R Fornacis Explained

R Fornacis is a Mira variable and carbon star located in the constellation Fornax. It is around away based on parallax measurements.

R Fornacis is a carbon star, a star on the asymptotic giant branch with an excess of carbon over oxygen in its atmosphere due to fusion products being dredged up to the surface from deep inside the star. It is also a Mira variable, a type of pulsating giant star which varies by several apparent magnitudes with a period of a few hundred days. R Fornacis has a period of 389 days and varies between extremes of magnitude 7.5 and 13.0, although average maximum and minimum magnitudes are 8.9 and 12.2 respectively.
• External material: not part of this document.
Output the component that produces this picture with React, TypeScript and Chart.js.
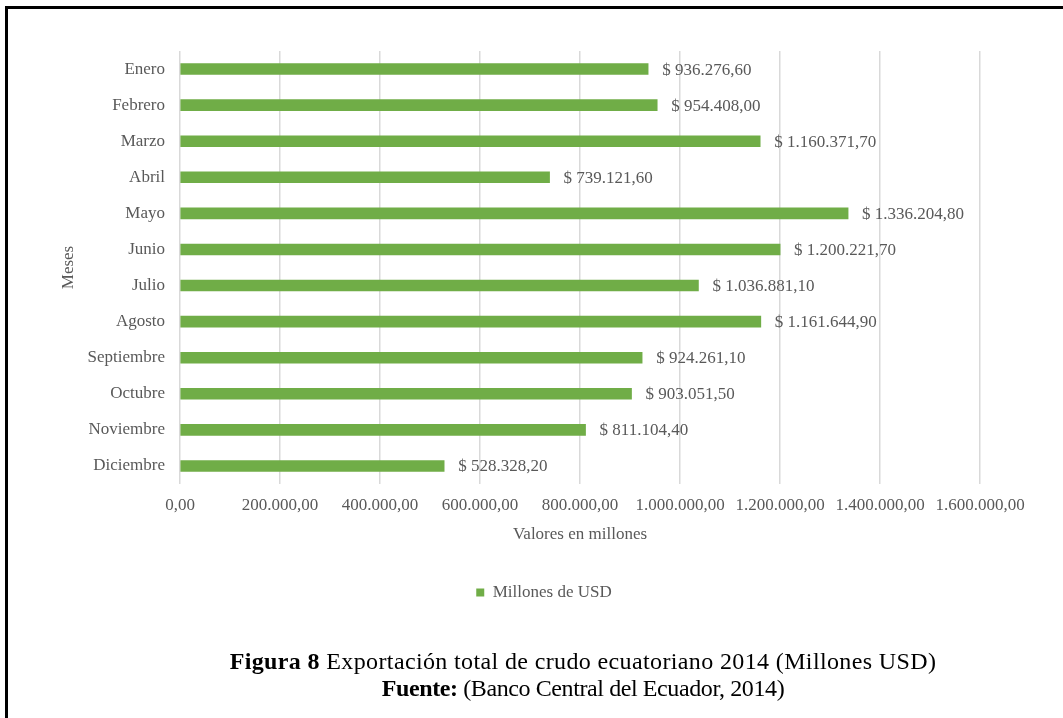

R Fornacis was discovered to be variable in 1896 after it had been observed with a different brightness to that shown in the Cordoba Durchmusterung. In 1983, an unusually deep minimum was observed, and later correlated with an asymmetric shell of material ejected from the surface of the star. Unconfirmed visual estimates of the unusual minimum give a magnitude of 14.0, while infrared observations confirm the unusual variation.

Possible planetary system

A study led by C. Paladini, using near-infrared interferometry at the Very Large Telescope, detected a photocenter shift between R Fornacis and an object on its circumstellar envelope. This might be caused by a dust blob that moves around the circumstellar dust, or by a Jovian-mass companion, with an orbital period around R Fornacis of 185 years.